FARGO, N.D. (KXNET) — According to indianlaw.org, four in five indigenous women have experienced violence in their lifetime.

And while the rate of this crime is high for all populations, the rates of murder, rape, and violent crime in the Native community are all higher than the national averages. A majority of these victims have experienced violence at the hands of at least one non-Native in their lifetime.

And that is exactly what happened to a woman in our state who was eight months pregnant when she was abducted from her home, cut with a utility knife or some sort of blade in a tub and was later found in the Red River.

According to the Indigenous Rights Center, violence against Native women is ten times higher than the national average despite Natives making up just six percent of North Dakota’s population.

The woman mentioned above was a member of the Spirit Lake Sioux tribe, a mother, daughter, and a great friend to many.

This is the story of Savanna LaFontaine-Greywind.

For decades, Native American and Alaska Native communities have struggled with high rates of assault, abduction, and murder.

Savanna LaFontaine-Greywind became a victim at the age of 22.

“Brooke Crews came down to Savanna’s parent’s apartment and offered her $20 and said she was working on a sewing project,” says Ruth Buffalo, a strong activist in the Native community.

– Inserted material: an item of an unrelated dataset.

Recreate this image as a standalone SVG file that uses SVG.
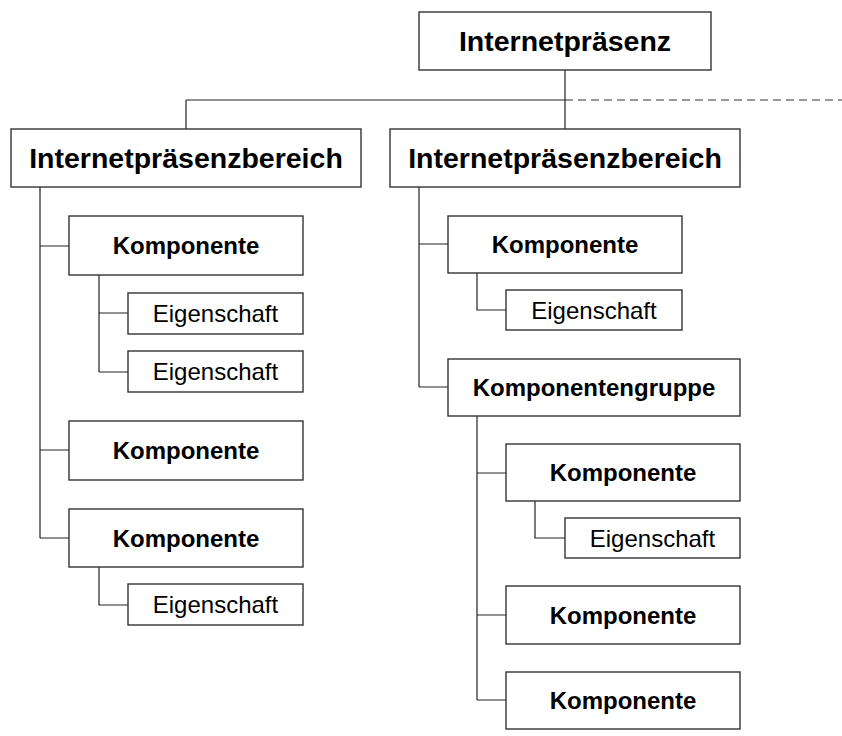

Crews lived upstairs in the same apartment complex as Greywind.

That is where LaFontaine-Greywind was shoved to the floor, knocked unconscious by Crews and taken against her will by Crews’ boyfriend, William Hoehn. Greywind was later brought upstairs to their apartment to attempt an at-home C-section.

“After the property management owners of the building cleaned out the apartment and threw everything in the garbage, people are going through the garbage including reporters and we were told there were a lot of books on childbirth and C-sections, so that tells us that this lady really knew what she was doing,” said Buffalo.

In 2018, Crews was sentenced to life in prison without the possibility of parole. Her boyfriend Hoehn got 20 years with the possibility of parole. Savanna Greywind’s story made the Native community stand up, saying enough is enough, one of them being Ruth Buffalo.

Although Savanna’s Act was signed into law in 2020, Buffalo says there hasn’t been enough done to make sure it’s properly executed throughout all 50 states, and it’s the same with Savanna’s Law.

“There is so much work that needs to be done and we’ve been hearing from a lot of community members and leaders across the nation who have voiced their concern regarding Savanna’s Act,” said Buffalo.

One of the purposes of the act is to increase the collection of data related to missing or murdered Indian men, women, and children, regardless of where they reside.

Ruth Buffalo says things like this are happening and aren’t being recorded or being looked at. “I do believe that there’s an extreme amount of under reporting in general due to a lot of different factors and so, we have a lot of work to do to make sure that everyone is able to live in a safe and healthy environment and public safety is so important, and funding public safety on tribal lands is also very important, you know, many of us still have family members that still reside within tribal lands,” said Buffalo.

Buffalo says we’re basically experiencing a “silent crisis” with thousands of missing and murdered indigenous people, and she and her other partners are going to continuously fight for the proper help within their tribal lands.

We have reached out to the BIA, but we’re still waiting on a response.